De la vida no se preocupen: nadie sale vivo de ella

De la vida no se preocupen: nadie sale vivo de ella

Uno se muere antes de que el cuerpo se estire. Se muere, tratándose de muerte natural, cuando las emociones se mueren, cuando ya no tenemos energía para reaccionar a las mil provocaciones del mundo. Cuando la vida deja de decirnos cosas, o cuando ya no queremos que nos diga más.

Ex extremo clínico de la muerte emocional es la catatonia. Me parece que a la mayoría de viejos la muerte emocional nos acerca a una variedad benigna o maligna de catatonia, el reflejo de prensión forzada.

Ninguna muerte es evitable. Pero la muerte emocional al darse en “vida”, nos persuade a tratarla como un asunto evitable, como una contravención anímica, a la que siempre se le podrá dar algún tratamiento. Al momento en que cualquier viejo ya sabrá que de la vida no hay que preocuparse, porque hagas lo que hagas, no saldrás vivo.

Los familiares insisten en devolverlo o devolverla a la vida, pero el viejo murió emocionalmente. Es necesario reconocer, el momento - un largo momento sin precisión en escala conocida – en que el hecho se produce. De la actitud de los que aun están vivos, depende el sosiego o la desdicha, que supone cargar una muerte en un cuerpo vivo. Y a veces, en medio del más caluroso afecto familiar, la angustia termina traicionando los buenos sentimientos.

Algunos de los síntomas de la muerte emocional, según mis amigos: ya no le importa al viejo que gane o pierda el Cali, ya no lee los editoriales del Tiempo, ya no quiere cambiarse de ropa, dejó de asistir al club o a la asociación, la televisión lo aburre, permanece enclaustrado como un león derrotado, los amigos se murieron, para qué ir al café, además los cafés también se murieron. Entre más largos y oscuros sean los silencios, más cerca se estará del final

Es como si la vida se encargara de arrinconarnos, mediante el sucio truco de disolvernos el valor de las cosas y las personas, que nos mantienen vivos. No debería ser así, si se piensa que el asunto de la muerte, siempre está al amparo de alguna fe, que nos provee de imaginarios que ayudan a mitigar la ansiedad metafísica inevitable. La misma ansiedad de Camus, revelada en el Mito de Sísifo, que lo llevó a pensar que la filosofía solo sirve para saber si vale la pena o no vivir.

Para el budismo la vida y la muerte son un todo, la muerte es un tránsito a otra vida, un espejo en el que se refleja todo el sentido de la vida.
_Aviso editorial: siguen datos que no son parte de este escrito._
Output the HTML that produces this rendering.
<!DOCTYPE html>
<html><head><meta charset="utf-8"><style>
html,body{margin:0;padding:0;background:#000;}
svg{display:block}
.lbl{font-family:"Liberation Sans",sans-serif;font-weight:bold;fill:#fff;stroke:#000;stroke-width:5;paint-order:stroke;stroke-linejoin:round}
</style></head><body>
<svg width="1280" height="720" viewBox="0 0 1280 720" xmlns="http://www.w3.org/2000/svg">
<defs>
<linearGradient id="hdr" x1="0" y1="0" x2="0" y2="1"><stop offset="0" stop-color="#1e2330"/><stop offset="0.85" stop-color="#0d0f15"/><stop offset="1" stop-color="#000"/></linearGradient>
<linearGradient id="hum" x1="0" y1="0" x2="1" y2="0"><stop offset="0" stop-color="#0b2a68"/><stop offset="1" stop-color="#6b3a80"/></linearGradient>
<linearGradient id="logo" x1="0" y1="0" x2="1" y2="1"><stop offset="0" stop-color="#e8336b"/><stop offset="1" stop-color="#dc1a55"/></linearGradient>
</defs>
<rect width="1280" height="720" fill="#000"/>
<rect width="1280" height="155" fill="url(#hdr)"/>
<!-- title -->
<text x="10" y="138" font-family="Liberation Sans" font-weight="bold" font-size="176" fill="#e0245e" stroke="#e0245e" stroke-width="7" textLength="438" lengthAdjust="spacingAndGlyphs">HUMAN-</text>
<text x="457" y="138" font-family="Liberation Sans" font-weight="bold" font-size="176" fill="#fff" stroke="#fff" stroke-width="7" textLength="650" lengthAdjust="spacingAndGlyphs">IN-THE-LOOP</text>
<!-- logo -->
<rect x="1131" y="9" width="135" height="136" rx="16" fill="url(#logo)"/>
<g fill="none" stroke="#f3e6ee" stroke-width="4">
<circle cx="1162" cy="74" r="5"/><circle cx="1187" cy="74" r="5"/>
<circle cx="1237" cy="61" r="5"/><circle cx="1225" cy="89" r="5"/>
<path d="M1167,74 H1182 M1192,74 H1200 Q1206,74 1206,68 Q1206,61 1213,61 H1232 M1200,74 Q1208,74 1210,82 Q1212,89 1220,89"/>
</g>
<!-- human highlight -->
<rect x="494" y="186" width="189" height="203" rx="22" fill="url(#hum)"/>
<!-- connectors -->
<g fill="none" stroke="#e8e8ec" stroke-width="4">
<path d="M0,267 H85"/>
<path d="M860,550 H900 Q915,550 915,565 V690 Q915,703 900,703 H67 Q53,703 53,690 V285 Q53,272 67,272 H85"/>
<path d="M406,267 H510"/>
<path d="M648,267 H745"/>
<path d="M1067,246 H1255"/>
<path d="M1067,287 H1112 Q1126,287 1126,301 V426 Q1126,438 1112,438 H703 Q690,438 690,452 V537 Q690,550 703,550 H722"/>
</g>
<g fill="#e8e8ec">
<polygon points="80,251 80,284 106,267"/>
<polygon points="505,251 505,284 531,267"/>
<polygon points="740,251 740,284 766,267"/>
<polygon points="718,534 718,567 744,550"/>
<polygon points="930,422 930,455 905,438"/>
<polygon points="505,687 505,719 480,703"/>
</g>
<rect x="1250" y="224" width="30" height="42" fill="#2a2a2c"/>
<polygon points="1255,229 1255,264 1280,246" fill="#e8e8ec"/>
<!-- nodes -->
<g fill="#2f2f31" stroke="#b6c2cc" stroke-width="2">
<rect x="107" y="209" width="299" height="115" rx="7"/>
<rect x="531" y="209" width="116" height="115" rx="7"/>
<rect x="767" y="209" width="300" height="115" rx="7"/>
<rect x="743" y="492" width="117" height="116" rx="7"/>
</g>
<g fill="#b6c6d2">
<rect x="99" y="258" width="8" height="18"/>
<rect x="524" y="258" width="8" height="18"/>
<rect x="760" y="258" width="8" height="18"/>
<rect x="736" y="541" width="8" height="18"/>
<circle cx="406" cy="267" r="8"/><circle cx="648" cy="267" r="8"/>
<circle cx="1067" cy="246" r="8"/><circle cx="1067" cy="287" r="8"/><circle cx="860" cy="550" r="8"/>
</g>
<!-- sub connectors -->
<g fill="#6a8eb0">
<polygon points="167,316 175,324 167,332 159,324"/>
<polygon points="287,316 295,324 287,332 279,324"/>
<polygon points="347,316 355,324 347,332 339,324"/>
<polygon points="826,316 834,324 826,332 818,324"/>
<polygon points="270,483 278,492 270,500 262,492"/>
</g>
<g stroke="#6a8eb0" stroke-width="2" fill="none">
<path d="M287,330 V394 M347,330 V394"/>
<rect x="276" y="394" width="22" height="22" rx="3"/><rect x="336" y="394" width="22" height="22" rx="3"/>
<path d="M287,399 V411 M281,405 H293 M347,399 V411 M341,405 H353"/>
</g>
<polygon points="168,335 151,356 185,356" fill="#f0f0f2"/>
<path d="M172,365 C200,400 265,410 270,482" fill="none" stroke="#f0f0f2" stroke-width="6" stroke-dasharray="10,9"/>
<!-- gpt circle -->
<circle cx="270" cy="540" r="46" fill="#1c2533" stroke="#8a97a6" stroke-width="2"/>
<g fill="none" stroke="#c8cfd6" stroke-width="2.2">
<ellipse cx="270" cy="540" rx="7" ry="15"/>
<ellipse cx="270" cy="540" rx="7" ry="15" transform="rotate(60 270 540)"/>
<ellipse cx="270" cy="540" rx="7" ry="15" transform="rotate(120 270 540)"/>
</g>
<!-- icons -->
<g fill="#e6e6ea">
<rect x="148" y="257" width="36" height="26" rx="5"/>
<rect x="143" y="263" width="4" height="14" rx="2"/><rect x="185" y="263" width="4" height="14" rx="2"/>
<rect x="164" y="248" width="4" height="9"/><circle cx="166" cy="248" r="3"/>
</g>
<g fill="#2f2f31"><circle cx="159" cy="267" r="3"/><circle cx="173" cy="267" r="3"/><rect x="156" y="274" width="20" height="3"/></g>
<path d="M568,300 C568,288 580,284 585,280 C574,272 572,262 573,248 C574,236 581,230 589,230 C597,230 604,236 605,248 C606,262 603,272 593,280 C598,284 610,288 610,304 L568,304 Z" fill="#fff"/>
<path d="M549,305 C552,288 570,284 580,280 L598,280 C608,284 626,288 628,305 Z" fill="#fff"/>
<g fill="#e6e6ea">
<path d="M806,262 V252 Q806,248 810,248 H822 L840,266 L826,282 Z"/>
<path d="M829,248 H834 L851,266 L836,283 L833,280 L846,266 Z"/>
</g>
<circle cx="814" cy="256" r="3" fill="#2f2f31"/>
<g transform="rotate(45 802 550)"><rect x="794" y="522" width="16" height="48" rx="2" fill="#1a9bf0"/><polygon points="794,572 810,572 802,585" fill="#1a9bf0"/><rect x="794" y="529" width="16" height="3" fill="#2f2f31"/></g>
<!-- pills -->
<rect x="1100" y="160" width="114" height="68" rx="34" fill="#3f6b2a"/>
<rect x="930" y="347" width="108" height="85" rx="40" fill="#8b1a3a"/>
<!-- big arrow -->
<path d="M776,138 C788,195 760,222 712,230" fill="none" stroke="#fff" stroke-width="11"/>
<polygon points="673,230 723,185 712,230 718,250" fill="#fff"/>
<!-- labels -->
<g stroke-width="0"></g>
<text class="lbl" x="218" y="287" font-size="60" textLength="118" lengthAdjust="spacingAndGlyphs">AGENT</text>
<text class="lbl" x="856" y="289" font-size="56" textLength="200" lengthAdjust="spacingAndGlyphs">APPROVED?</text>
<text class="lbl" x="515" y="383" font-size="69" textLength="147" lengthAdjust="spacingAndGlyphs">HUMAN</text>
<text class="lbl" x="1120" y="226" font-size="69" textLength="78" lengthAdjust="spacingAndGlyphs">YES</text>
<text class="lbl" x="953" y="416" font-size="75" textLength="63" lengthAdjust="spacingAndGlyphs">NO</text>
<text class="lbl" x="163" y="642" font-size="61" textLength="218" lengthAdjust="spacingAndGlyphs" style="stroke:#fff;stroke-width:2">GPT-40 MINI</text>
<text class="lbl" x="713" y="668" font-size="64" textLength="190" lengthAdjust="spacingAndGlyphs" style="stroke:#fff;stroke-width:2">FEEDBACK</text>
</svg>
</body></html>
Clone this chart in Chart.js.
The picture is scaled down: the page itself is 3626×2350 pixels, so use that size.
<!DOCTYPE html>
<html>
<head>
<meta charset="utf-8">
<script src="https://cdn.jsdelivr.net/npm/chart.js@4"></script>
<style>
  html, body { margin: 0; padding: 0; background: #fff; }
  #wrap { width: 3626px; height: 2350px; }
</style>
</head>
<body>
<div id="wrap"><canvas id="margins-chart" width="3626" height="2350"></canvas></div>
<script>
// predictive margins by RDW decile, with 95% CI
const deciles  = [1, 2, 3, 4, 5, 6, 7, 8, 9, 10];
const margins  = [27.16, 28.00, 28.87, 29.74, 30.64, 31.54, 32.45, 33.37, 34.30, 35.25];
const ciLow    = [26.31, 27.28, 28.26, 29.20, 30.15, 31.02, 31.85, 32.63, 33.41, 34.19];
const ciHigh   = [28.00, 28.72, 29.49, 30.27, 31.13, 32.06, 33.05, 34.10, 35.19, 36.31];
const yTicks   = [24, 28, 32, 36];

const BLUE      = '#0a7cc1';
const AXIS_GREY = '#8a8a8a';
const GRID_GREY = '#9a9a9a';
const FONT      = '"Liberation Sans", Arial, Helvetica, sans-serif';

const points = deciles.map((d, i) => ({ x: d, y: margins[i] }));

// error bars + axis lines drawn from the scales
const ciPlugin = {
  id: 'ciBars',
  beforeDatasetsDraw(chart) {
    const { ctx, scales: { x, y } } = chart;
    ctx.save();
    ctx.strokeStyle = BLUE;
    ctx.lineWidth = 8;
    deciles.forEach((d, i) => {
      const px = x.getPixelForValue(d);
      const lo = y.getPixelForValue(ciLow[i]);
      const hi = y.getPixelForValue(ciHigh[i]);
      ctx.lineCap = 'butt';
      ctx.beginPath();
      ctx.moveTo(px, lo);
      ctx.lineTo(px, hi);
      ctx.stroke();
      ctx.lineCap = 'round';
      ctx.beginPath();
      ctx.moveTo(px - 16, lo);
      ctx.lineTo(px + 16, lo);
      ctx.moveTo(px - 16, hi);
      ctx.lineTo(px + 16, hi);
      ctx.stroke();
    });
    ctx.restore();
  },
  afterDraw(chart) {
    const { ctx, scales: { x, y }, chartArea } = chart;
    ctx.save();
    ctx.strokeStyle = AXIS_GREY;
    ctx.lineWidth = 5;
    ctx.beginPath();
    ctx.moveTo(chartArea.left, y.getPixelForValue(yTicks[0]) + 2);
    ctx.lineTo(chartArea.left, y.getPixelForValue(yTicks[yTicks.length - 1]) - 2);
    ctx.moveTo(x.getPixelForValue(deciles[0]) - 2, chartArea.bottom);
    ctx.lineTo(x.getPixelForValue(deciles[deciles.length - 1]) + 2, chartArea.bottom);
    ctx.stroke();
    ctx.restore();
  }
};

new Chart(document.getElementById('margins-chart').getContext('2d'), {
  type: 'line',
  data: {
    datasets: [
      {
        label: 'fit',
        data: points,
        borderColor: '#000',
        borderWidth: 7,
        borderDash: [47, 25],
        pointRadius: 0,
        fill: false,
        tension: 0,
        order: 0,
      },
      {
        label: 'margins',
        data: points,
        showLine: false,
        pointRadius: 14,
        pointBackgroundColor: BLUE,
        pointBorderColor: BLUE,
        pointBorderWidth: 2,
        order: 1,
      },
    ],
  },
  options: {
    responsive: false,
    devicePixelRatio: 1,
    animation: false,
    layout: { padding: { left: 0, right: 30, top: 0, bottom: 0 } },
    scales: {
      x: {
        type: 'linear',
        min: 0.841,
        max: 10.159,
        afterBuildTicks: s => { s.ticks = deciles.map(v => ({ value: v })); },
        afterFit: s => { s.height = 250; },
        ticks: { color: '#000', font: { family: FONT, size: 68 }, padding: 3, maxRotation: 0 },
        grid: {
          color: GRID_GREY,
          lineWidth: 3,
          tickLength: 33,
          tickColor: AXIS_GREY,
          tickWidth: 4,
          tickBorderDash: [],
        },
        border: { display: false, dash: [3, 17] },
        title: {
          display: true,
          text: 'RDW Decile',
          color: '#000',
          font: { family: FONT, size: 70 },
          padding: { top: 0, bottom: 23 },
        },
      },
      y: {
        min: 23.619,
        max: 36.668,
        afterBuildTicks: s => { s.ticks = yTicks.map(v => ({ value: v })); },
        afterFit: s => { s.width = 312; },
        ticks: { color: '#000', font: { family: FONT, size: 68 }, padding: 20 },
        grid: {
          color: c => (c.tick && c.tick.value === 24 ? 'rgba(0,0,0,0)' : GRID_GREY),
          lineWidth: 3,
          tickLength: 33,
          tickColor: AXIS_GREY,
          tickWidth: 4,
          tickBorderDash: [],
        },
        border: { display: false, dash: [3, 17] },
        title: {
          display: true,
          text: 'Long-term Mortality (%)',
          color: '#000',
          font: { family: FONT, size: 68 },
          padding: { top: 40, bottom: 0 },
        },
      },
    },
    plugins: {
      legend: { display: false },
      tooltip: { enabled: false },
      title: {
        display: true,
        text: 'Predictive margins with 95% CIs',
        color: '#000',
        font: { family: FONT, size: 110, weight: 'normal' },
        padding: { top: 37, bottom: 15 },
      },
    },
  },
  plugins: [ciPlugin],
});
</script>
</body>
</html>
La idea de ver la “vida entera” en los instantes antes de partir, es de origen budista. Cualquier fe religiosa debería proveer recurso, mandamiento, para que la muerte emocional se pudiera evitar, porque nada habría que pudiera diezmar la emoción por Dios y su obra.

Pero ni la reencarnación budista, ni la promesa de estar a la diestra del dios padre, ni la resurrección judía, ni el paraíso islámico, parecieran ser bálsamos que nos evitaran la muerte de las emociones. Como si la biología se empeñara, hasta última hora, en decirnos que siempre habrá algo más poderoso que la fe.